I do not see how the post-conviction court’s rationale for disposing of the defendant’s third-amended petition prevents this court from determining whether or not the defendant could file that petition in the first place. The post-conviction judge’s reasons for dismissing the petition are not binding on this court, which may affirm the judgment below on any ground supported by the record (Material Service Corp. v. Department of Revenue (1983), 98 Ill. 2d 382, 387); after all, "the question before a reviewing court is the correctness of the result reached by the trial court, and not the correctness of the reasoning upon which that result was reached” (People v. York (1963), 29 Ill. 2d 68, 71). That the post-conviction judge failed to recognize the defendant’s third-amended petition as an invalid successive filing does not mean that this court must now follow the same course.
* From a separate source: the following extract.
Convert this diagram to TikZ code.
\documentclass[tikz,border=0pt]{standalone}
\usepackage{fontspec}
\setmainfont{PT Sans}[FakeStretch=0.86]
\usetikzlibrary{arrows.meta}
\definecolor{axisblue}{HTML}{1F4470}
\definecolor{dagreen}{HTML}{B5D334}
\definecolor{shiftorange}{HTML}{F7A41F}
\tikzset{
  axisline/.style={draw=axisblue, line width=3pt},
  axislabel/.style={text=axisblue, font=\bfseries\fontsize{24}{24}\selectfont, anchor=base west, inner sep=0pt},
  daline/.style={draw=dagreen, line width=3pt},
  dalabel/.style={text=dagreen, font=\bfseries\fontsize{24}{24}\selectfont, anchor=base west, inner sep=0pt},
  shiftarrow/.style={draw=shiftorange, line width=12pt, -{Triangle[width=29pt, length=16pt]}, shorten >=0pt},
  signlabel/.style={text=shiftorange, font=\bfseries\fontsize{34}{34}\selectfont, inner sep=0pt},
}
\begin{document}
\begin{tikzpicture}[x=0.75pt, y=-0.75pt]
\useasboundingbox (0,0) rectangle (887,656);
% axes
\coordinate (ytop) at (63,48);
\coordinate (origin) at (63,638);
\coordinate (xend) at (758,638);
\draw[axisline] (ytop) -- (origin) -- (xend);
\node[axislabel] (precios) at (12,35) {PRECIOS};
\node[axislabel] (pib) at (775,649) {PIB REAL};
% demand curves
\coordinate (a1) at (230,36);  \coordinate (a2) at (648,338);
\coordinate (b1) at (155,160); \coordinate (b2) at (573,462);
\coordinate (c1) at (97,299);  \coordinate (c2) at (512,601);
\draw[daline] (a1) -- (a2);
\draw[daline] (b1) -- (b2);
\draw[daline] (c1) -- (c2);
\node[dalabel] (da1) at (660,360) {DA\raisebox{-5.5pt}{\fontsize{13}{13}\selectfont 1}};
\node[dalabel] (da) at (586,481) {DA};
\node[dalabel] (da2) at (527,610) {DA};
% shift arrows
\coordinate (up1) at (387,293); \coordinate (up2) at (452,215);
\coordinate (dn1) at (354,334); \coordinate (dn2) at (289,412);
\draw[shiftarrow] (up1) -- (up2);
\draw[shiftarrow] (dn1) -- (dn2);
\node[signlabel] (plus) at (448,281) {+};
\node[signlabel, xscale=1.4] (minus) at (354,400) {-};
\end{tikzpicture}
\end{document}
The majority also notes that the defendant’s appeal from the dismissal of his second-amended petition lay dormant in this court for several years while the third-amended petition was being litigated in the circuit court. (169 Ill. 2d at 369.) The majority apparently believes that as long as a reviewing court has not yet disposed of one post-conviction petition, a defendant is free to file additional petitions. No authority is offered in support of this remarkable proposition, which squarely conflicts with the considerations of finality that underlie the statutory bar to successive post-conviction petitions. The operation of that prohibition should not depend on the progress of the defendant’s initial petition through the channels of appellate review.

Notably, the majority does not attempt to fit this case within the limited range of exceptions to the rule disallowing successive post-conviction petitions. The majority fails to explain in what way the original proceedings were deficient or fundamentally unfair. (See Free, 122 Ill. 2d at 376.) Nor does the case involve the presentation of a new, previously unavailable claim of ineffective assistance of counsel on direct appeal, an issue that this court has said may be presented in a successive petition. (See Flores, 153 Ill. 2d at 280.) The majority insists that the circumstances in this case are unusual, but I believe that the only thing unusual about the case is the majority’s failure to enforce the customary bar against successive post-conviction petitions.